Suivent trois hymnes religieuses extraites des douze pièces de l'Opus 59, composées en 1901. Dans le Kyrie, on retrouve une nouvelle fois Liszt, celui des Harmonies poétiques et religieuses pour piano, par exemple. L'atmosphère reste énigmatique, beaucoup plus subtile que dans la pièce précédente, proposant une lecture intelligente du texte même de l'hymne, qui s'achève dans un grand calme discret. Comme il se devait, le Gloria est affreusement pompeux, presque rageur, dans une sonorité claironnante et acide. L'introduction est une sorte de toccata, puis une fugue est plus posément développée. Le Benedictus se montre confiant, doucement contemplatif, avec quelques saillies jubilatoires plus exaltées. Il fallait s'y attendre, le Te Deum s'affirme festif et presque orgiaque ! Il n'y a pas que des pièces d'inspiration religieuse dans cet Opus : ainsi entendra-t-on sur ce CD un Capriccio particulièrement fantaisiste, voire kitsch, qui pourrait annoncer les sonorités d'orgue de barbarie et de château de Dracula du futur Concerto pour orgue de Poulenc ! La mélismatique Melodia (plage 7) apporte une reposante récompense à une écoute qui se veut attentive par conscience professionnelle…
Deux grandes pièces complètent ce quatrième volume : Introduction et Passacaille en fa mineur Op.63 et la Fantaisie-Chorale sur Halleluja ! Gott zu loben, bleibe meine Seelenfreud ! n°3 Op.52, datant toutes les deux de 1900. Cette dernière fait succéder à une grande architecture très nuancée de neuf minutes une fugue toute de délicatesse qui commence dans l'aigu, magnifiquement écrite, sur un thème orné et rapide, là aussi anachroniquement baroque.

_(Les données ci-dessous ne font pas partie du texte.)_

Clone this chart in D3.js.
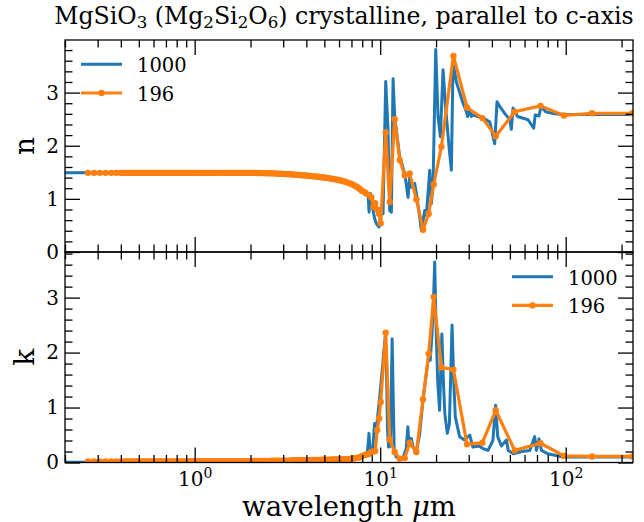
<!DOCTYPE html>
<html><head><meta charset="utf-8">
<script src="https://cdn.jsdelivr.net/npm/d3@7"></script>
<style>
body{margin:0;background:#fff}
svg{display:block}
text{font-family:"DejaVu Serif",serif;fill:#000}
</style>
</head><body>
<svg id="c" width="644" height="522"></svg>
<script>
// ---------- data ----------
const seriesNames = ["1000", "196"];
const seriesColors = ["#1f77b4", "#ff7f0e"];

// "1000" series, refractive index n
const blueNWl = [0.2,0.5,1,2,3,4,5,6,6.8,7.5,8.0,8.3,8.6,8.71,8.85,9.15,9.35,9.54,9.86,10.15,
  10.36,10.71,11.02,11.25,11.49,11.73,11.97,12.74,13.56,14.13,14.42,14.72,15.35,15.67,16.33,16.67,17.38,17.74,18.49,18.87,
  19.27,19.92,20.5,21.1,21.82,22.5,23.5,24.19,24.7,25.74,27.96,29.14,29.6,30.38,31.0,31.65,33.0,35.84,38.93,41.42,
  42.64,44.08,46.9,49.9,50.9,52.0,55.0,62.7,67.2,68.5,71.8,73.6,78,87,100,150,230];
const blueN = [1.49,1.495,1.495,1.49,1.475,1.45,1.42,1.37,1.32,1.24,1.16,1.08,1.10,0.75,1.10,0.78,0.62,0.53,0.47,0.78,
  0.72,3.21,2.30,0.78,0.75,3.26,2.55,1.79,1.48,1.03,1.41,1.22,1.29,1.10,0.66,0.40,0.78,0.69,1.54,0.91,
  1.29,3.81,2.55,2.17,3.43,2.74,1.98,1.54,3.56,3.20,2.80,2.64,2.55,2.68,2.55,2.58,2.56,2.52,2.45,2.04,
  2.83,2.74,2.61,2.49,2.31,2.71,2.55,2.49,2.33,2.58,2.56,2.74,2.64,2.60,2.59,2.59,2.59];

// "1000" series, extinction k
const blueKWl = [0.2,0.5,1,2,3,4,5,6,7,8,8.5,8.7,8.85,9.1,9.33,9.5,9.7,9.9,10.2,10.45,
  10.65,10.8,10.95,11.1,11.35,11.6,11.75,11.9,12.2,12.74,13.3,13.8,14.1,14.3,14.7,15.0,15.4,15.7,16.3,17.0,
  17.7,18.3,18.6,19.0,19.4,19.67,20.0,20.4,20.9,21.5,21.9,22.3,23.0,23.6,24.4,24.9,25.4,26.8,28.5,30.4,
  31.6,34,36,38.1,40.5,41.9,43,45,47.9,49,52.2,58,64,68,69.5,71.8,74,80,96.7,150,230];
const blueK = [0.005,0.01,0.01,0.02,0.03,0.04,0.05,0.06,0.08,0.10,0.12,0.53,0.15,0.20,0.71,0.55,0.85,1.13,1.60,2.00,
  2.30,1.80,0.60,0.28,0.30,2.25,1.20,0.22,0.10,0.07,0.09,0.25,0.65,0.30,0.44,0.30,0.20,0.22,0.50,1.13,
  1.60,1.98,1.86,2.30,3.00,3.65,2.50,1.50,0.95,2.34,1.50,0.89,0.53,0.70,2.50,1.50,0.83,0.47,0.41,0.50,
  0.28,0.30,0.25,0.22,0.40,1.04,0.47,0.30,0.41,0.22,0.16,0.20,0.22,0.47,0.22,0.43,0.22,0.16,0.10,0.10,0.10];

// "196" series (markers)
const orangeWl = [
  0.266,0.287,0.308,0.331,0.355,0.378,0.398,0.412,0.425,0.438,
  0.45,0.46,0.47,0.48,0.49,0.50,0.51,0.52,0.535,0.55,
  0.565,0.58,0.595,0.61,0.625,0.64,0.655,0.67,0.69,0.71,
  0.73,0.75,0.77,0.79,0.81,0.83,0.85,0.87,0.89,0.91,
  0.93,0.96,0.99,1.02,1.05,1.08,1.11,1.14,1.17,1.2,
  1.23,1.26,1.29,1.32,1.36,1.4,1.44,1.48,1.52,1.56,
  1.6,1.64,1.68,1.72,1.76,1.8,1.85,1.9,1.95,2.0,
  2.05,2.1,2.15,2.2,2.26,2.32,2.38,2.44,2.5,2.56,
  2.62,2.69,2.76,2.83,2.9,2.97,3.04,3.12,3.2,3.28,
  3.36,3.44,3.52,3.61,3.7,3.79,3.88,3.98,4.08,4.18,
  4.28,4.39,4.5,4.61,4.72,4.84,4.96,5.08,5.2,5.33,
  5.46,5.6,5.74,5.88,6.02,6.17,6.32,6.48,6.64,6.8,
  6.97,7.14,7.32,7.5,7.7,7.85,
  8.0,8.3,8.6,8.96,9.2,9.4,9.64,9.86,10.06,10.71,
  11.25,11.97,12.74,13.56,14.42,15.67,17.02,18.26,19.43,21.38,
  24.81,29.38,35.56,41.95,53.1,73.1,97.9,138.6,228.8];
const orangeN = [
  1.49,1.49,1.49,1.49,1.49,1.49,1.49,1.49,1.49,1.49,
  1.49,1.49,1.49,1.49,1.49,1.49,1.49,1.49,1.49,1.49,
  1.49,1.49,1.49,1.49,1.49,1.49,1.49,1.49,1.49,1.49,
  1.49,1.49,1.49,1.49,1.49,1.49,1.49,1.49,1.49,1.49,
  1.49,1.49,1.49,1.49,1.49,1.49,1.49,1.49,1.49,1.49,
  1.49,1.49,1.49,1.49,1.49,1.49,1.49,1.49,1.49,1.49,
  1.49,1.49,1.49,1.49,1.49,1.49,1.49,1.49,1.49,1.49,
  1.49,1.489,1.488,1.487,1.486,1.485,1.484,1.483,1.482,1.481,
  1.48,1.478,1.476,1.474,1.472,1.470,1.468,1.466,1.464,1.462,
  1.46,1.457,1.454,1.451,1.448,1.445,1.442,1.439,1.436,1.432,
  1.428,1.424,1.42,1.416,1.412,1.407,1.402,1.397,1.392,1.386,
  1.38,1.374,1.367,1.36,1.352,1.343,1.333,1.322,1.31,1.297,
  1.282,1.265,1.245,1.222,1.195,1.17,
  1.15,1.12,1.08,1.03,0.85,0.92,0.80,0.72,0.54,2.25,
  0.94,2.50,1.73,1.44,1.48,0.99,0.42,0.72,1.27,1.98,
  3.69,2.72,2.52,2.18,2.64,2.75,2.57,2.61,2.61];
const orangeK = [
  0.02,0.02,0.02,0.02,0.02,0.02,0.02,0.02,0.02,0.02,
  0.02,0.02,0.02,0.02,0.02,0.02,0.02,0.02,0.02,0.02,
  0.02,0.02,0.02,0.02,0.02,0.02,0.02,0.02,0.02,0.02,
  0.02,0.02,0.02,0.02,0.02,0.02,0.02,0.02,0.02,0.02,
  0.025,0.025,0.025,0.025,0.025,0.025,0.025,0.025,0.025,0.025,
  0.025,0.025,0.025,0.025,0.025,0.025,0.025,0.025,0.025,0.025,
  0.025,0.025,0.025,0.025,0.025,0.025,0.025,0.025,0.025,0.025,
  0.03,0.03,0.03,0.03,0.03,0.03,0.03,0.03,0.03,0.03,
  0.035,0.035,0.035,0.035,0.035,0.035,0.035,0.035,0.035,0.035,
  0.04,0.04,0.04,0.04,0.04,0.04,0.04,0.04,0.04,0.04,
  0.045,0.045,0.045,0.045,0.045,0.05,0.05,0.05,0.05,0.05,
  0.055,0.055,0.055,0.055,0.055,0.06,0.06,0.06,0.06,0.06,
  0.07,0.075,0.08,0.085,0.09,0.10,
  0.12,0.14,0.15,0.19,0.20,0.21,0.59,0.80,1.10,2.36,
  0.42,0.19,0.07,0.08,0.36,0.19,1.15,1.98,3.01,1.73,
  1.69,0.33,0.36,0.95,0.22,0.35,0.12,0.11,0.11];

const yMajorTicks = [0, 1, 2, 3];
const xMajorTicks = [1, 10, 100];
const xTickExponents = ["0", "1", "2"];

// ---------- layout ----------
const svg = d3.select("#c");
const L = 65, R = 633;
const panels = [
  {top: 40, bottom: 252, ymax: 3.99, label: "n", wl: blueNWl, bv: blueN, ov: orangeN, legend: {x: 81, y: 64.3}},
  {top: 252, bottom: 462.5, ymax: 3.83, label: "k", wl: blueKWl, bv: blueK, ov: orangeK, legend: {x: 512, y: 276.7}}
];
const x = d3.scaleLog().domain([0.2, 230.5]).range([L, R]);
const xMinor = x.ticks().filter(v => xMajorTicks.indexOf(v) < 0);

const MAJ = 15, MIN = 7.5, TW = 1.3;

// fit a text's font size so that its rendered width matches the reference width
function fitWidth(sel, base, target) {
  const w = sel.node().getComputedTextLength();
  if (w > 0) {
    const k = target / w;
    sel.style("font-size", (base * k) + "px");
    sel.selectAll("tspan").each(function() {
      const fs = parseFloat(this.style.fontSize);
      if (fs) d3.select(this).style("font-size", (fs * k) + "px");
    });
    return k;
  }
  return 1;
}

panels.forEach((p, i) => {
  const y = d3.scaleLinear().domain([0, p.ymax]).range([p.bottom, p.top]);
  const yMinor = y.ticks(20).filter(v => yMajorTicks.indexOf(v) < 0);

  const clipId = "clip" + i;
  svg.append("clipPath").attr("id", clipId).append("rect")
    .attr("x", L).attr("y", p.top).attr("width", R - L).attr("height", p.bottom - p.top);

  const plot = svg.append("g").attr("clip-path", `url(#${clipId})`);
  const line = d3.line().x(d => x(d[0])).y(d => y(d[1]));

  const blueData = p.wl.map((w, j) => [w, p.bv[j]]);
  const orangeData = orangeWl.map((w, j) => [w, p.ov[j]]);

  plot.append("path").datum(blueData).attr("d", line)
    .attr("fill", "none").attr("stroke", seriesColors[0]).attr("stroke-width", 3)
    .attr("stroke-linejoin", "round");
  plot.append("path").datum(orangeData).attr("d", line)
    .attr("fill", "none").attr("stroke", seriesColors[1]).attr("stroke-width", 3.2)
    .attr("stroke-linejoin", "round");
  plot.selectAll("circle.m").data(orangeData).join("circle").attr("class", "m")
    .attr("cx", d => x(d[0])).attr("cy", d => y(d[1])).attr("r", 3.2)
    .attr("fill", seriesColors[1]);

  // axes (ticks inward on all four sides)
  const styleAxis = g => {
    g.select(".domain").remove();
    g.selectAll(".tick line").attr("stroke", "#000").attr("stroke-width", TW);
    g.selectAll(".tick text").style("font-family", "'DejaVu Serif', serif").style("font-size", "20px").attr("fill", "#000");
  };
  svg.append("g").attr("transform", `translate(${L},0)`)
    .call(d3.axisLeft(y).tickValues(yMajorTicks).tickSizeInner(-MAJ).tickSizeOuter(0).tickPadding(6).tickFormat(d3.format("d")))
    .call(styleAxis);
  svg.append("g").attr("transform", `translate(${L},0)`)
    .call(d3.axisLeft(y).tickValues(yMinor).tickSizeInner(-MIN).tickSizeOuter(0).tickFormat(""))
    .call(styleAxis);
  svg.append("g").attr("transform", `translate(${R},0)`)
    .call(d3.axisRight(y).tickValues(yMajorTicks).tickSizeInner(-MAJ).tickSizeOuter(0).tickFormat(""))
    .call(styleAxis);
  svg.append("g").attr("transform", `translate(${R},0)`)
    .call(d3.axisRight(y).tickValues(yMinor).tickSizeInner(-MIN).tickSizeOuter(0).tickFormat(""))
    .call(styleAxis);
  svg.append("g").attr("transform", `translate(0,${p.top})`)
    .call(d3.axisTop(x).tickValues(xMajorTicks).tickSizeInner(-MAJ).tickSizeOuter(0).tickFormat(""))
    .call(styleAxis);
  svg.append("g").attr("transform", `translate(0,${p.top})`)
    .call(d3.axisTop(x).tickValues(xMinor).tickSizeInner(-MIN).tickSizeOuter(0).tickFormat(""))
    .call(styleAxis);
  const bx = svg.append("g").attr("transform", `translate(0,${p.bottom})`)
    .call(d3.axisBottom(x).tickValues(xMajorTicks).tickSizeInner(-MAJ).tickSizeOuter(0).tickPadding(10).tickFormat(() => ""))
    .call(styleAxis);
  svg.append("g").attr("transform", `translate(0,${p.bottom})`)
    .call(d3.axisBottom(x).tickValues(xMinor).tickSizeInner(-MIN).tickSizeOuter(0).tickFormat(""))
    .call(styleAxis);

  if (i === 1) {
    bx.selectAll(".tick text").each(function(d, j) {
      const t = d3.select(this).attr("y", 23.4).attr("dy", null).attr("text-anchor", "middle");
      t.append("tspan").text("10");
      t.append("tspan").attr("dy", -7.7).style("font-size", "14px").text(xTickExponents[j]);
    });
  }

  // frame
  svg.append("rect").attr("x", L).attr("y", p.top).attr("width", R - L).attr("height", p.bottom - p.top)
    .attr("fill", "none").attr("stroke", "#000").attr("stroke-width", TW);

  // y label
  svg.append("text").attr("transform", `translate(34,${(p.top + p.bottom) / 2}) rotate(-90)`)
    .attr("text-anchor", "middle").style("font-size", "28px").text(p.label);

  // legend
  const lg = svg.append("g").attr("transform", `translate(${p.legend.x},${p.legend.y})`);
  seriesNames.forEach((name, j) => {
    const yy = j * 28.7;
    lg.append("line").attr("x1", 0).attr("x2", 41).attr("y1", yy).attr("y2", yy)
      .attr("stroke", seriesColors[j]).attr("stroke-width", j ? 3.2 : 3);
    if (j === 1) lg.append("circle").attr("cx", 20.5).attr("cy", yy).attr("r", 3.2).attr("fill", seriesColors[j]);
    lg.append("text").attr("x", 56).attr("y", yy + 7.8).style("font-size", "19.5px").text(name);
  });
});

// x label
const xl = svg.append("text").attr("x", (L + R) / 2).attr("y", 516).attr("text-anchor", "middle").style("font-size", "27px");
xl.append("tspan").text("wavelength ");
xl.append("tspan").style("font-style", "italic").text("\u03bc");
xl.append("tspan").text("m");
fitWidth(xl, 27, 214);

// title with subscripts
const title = svg.append("text").attr("x", 344).attr("y", 24).attr("text-anchor", "middle").style("font-size", "22px");
const parts = [["MgSiO", 0], ["3", 1], [" (Mg", 0], ["2", 1], ["Si", 0], ["2", 1], ["O", 0], ["6", 1], [") crystalline, parallel to c-axis", 0]];
let prevSub = false;
parts.forEach(([s, sub]) => {
  const ts = title.append("tspan").text(s);
  if (sub) { ts.attr("dy", 4.3).style("font-size", "15.5px"); prevSub = true; }
  else if (prevSub) { ts.attr("dy", -4.3); prevSub = false; }
});
fitWidth(title, 22, 580);
</script>
</body></html>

L'Opus 63 utilise dès l'abord des timbres célestes d'un raffinement surprenant qui viennent apaiser nos oreilles des vilains flonflons. Il y a soudain des choses qui commencent à ressembler au très jeune Messiaen (lorsqu'il commence ses pièces pour orgue, dans les années trente, cela fait quinze ans que Reger est mort et enterré !...). La moitié de la pièce est une lente et suave mélodie, qui fera place à une fugue à trois voix, truffée de modulations, et qui, assez rapidement, se pimente d'éclats aux sonorités clinquantes que le compositeur semblait particulièrement affectionner. Josef Still donne la fin de cette œuvre dans une lumière optimiste qui vient doucement et lentement éteindre les derniers sons, avec ravissement.